I supermercati di Trieste sfidano i diktat regionali

TRIESTE. Serrande abbassate nel giorno di Ognissanti. È il primo effetto della legge regionale sul commercio voluta dal vicepresidente Sergio Bolzonello e approvata ad aprile. Ma Trieste non ci sta. I gruppi Bosco e Zazzeron dichiarano guerra e annunciano la volontà di tenere aperti alcuni punti vendita. Altri stanno valutando la possibilità. E Confcommercio Trieste, in rotta quindi con la linea dell’associazione regionale, sposa la loro battaglia, sollecitando il Comune a fare pressing sulla Regione affinchè conceda a Trieste lo status di città turistica. Un riconoscimento che garantirebbe al capoluogo la derogare dai vincoli della norma e la possibilità di applicare la liberalizzazione totale del commercio sul proprio territorio, senza limiti di giornate e orari.
Come noto, in attesa della decisione della Consulta a cui la Regione ha fatto appello dopo l’impugnazione della legge da parte del governo, in assenza di eventuali sospensive, negozi e supermercati dovrebbero rispettare il calendario delle chiusure festive.
Calendario che, oltre al primo novembre, impone lo stop anche nelle giornate del 1° gennaio, Pasqua, Pasquetta, 25 aprile, 1° maggio, 2 giugno, 15 agosto, 25 e 26 dicembre. Nella grande distribuzione, peraltro, più di qualcuno ha già deciso spontaneamente di chiudere a Natale, Pasqua e 1° Maggio. Sono le altre date a creare più malumore.
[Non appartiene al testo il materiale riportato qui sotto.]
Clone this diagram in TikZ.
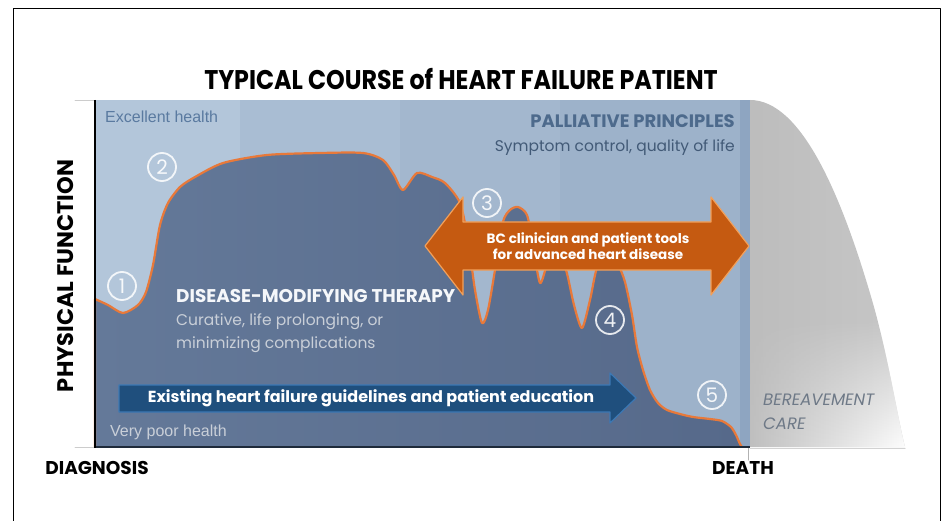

Tra i commercianti c’è inoltre il timore che queste prime restrizioni volute dalla Regione facciano da apripista all’imposizione di alcune chiusure domenicali. Per il primo scoglio, quello di Ognissanti, a valutare la possibilità di tenere aperto, oltre a Bosco e Zazzeron, sono anche i centri commerciali Torri d'Europa e Il Giulia.
I dirigenti stanno meditando sul da farsi confrontandosi con i gestori dei singoli punti vendita. Freetime, il centro commerciale di Muggia, ha invece già annunciato che non lavorerà, come pure Coop Allenaza 3.0. Per chi non rispetta la chiusure sono previste multe salate. «Le sanzioni in caso di violazioni vanno da 6 a 36 mila euro in proporzione alla metratura della superficie commerciale del negozio», ricorda Confcommercio. Una “mazzata” pensata proprio per scoraggiare eventuali disobbedienti.
Le uniche deroghe ammesse riguardano farmacie, rivendite di generi di monopolio, esercizi interni alle strutture ricettive, quelli situati nelle aree di servizio lungo autostrade, nelle stazioni ferroviarie e marittime, i negozi di mobili e di articoli di arredamento e i punti vendita la cui offerta è costituita per lo più da libri. Potranno tenere aperto anche fioristi, distributori di carburante e gli esercizi commerciali che vendono autoveicoli in occasione di campagne dimostrative promosse direttamente dalle aziende produttrici. Aperti ovviamente i pubblici esercizi.
Lunedì scorso, Confcommercio nella sua sede triestina di via Mazzini ha riunito negozianti e direttori dei centri commerciali. La maggior parte si è detta contraria alle chiusure obbligatorie e concorde sulla necessità di concedere a Trieste lo status di città turistica. Un titolo, a detta degli operatori del settore, più che giustificato anche alla luce dell’accresciuto “appeal” del territorio, confermato dai dati resi noti martedì proprio da Bolzonello: + 15,3% di presenze straniere e +5,8% dei pernottamenti italiani nel periodo da gennaio a settembre 2016. Senza contare che Trieste, a differenza di altre località come Grado, Lignano o Tarvisio, grazie al suo patrimonio artistico e culturale, richiama turisti tutto l’anno e non solo durante l’estate o l'inverno.
«Siamo per la libera concorrenza e per la libertà delle aperture - afferma il presidente di Confcommercio Trieste, Antonio Paoletti - ed è ovvio che la contrarietà alla decisone della Regione arrivi con forza da Trieste, perché la nostra città, a differenza di altre realtà regionali, da anni vive una costante crescita del turismo. Far chiudere i negozi arreca un danno enorme. Le dieci giornate di chiusura per legge ormai ci sono, - valuta Paoletti - e andrebbero rispettate. Attendiamo di vedere come si pronuncia la Corte Costituzionale. In questo momento opporsi prevede un iter piuttosto lungo: la soluzione più rapida ed efficace è quella di ottenere il riconoscimento di città turistica».
Una raccomandazione che però, come detto, imprenditori come Bosco e Zazzeron hanno già scelto di non seguire, lanciando ufficialmente la sfida alla Regione nella speranza, probabilmente, di essere poi imitati a ruota da altri “colleghi” del Fvg.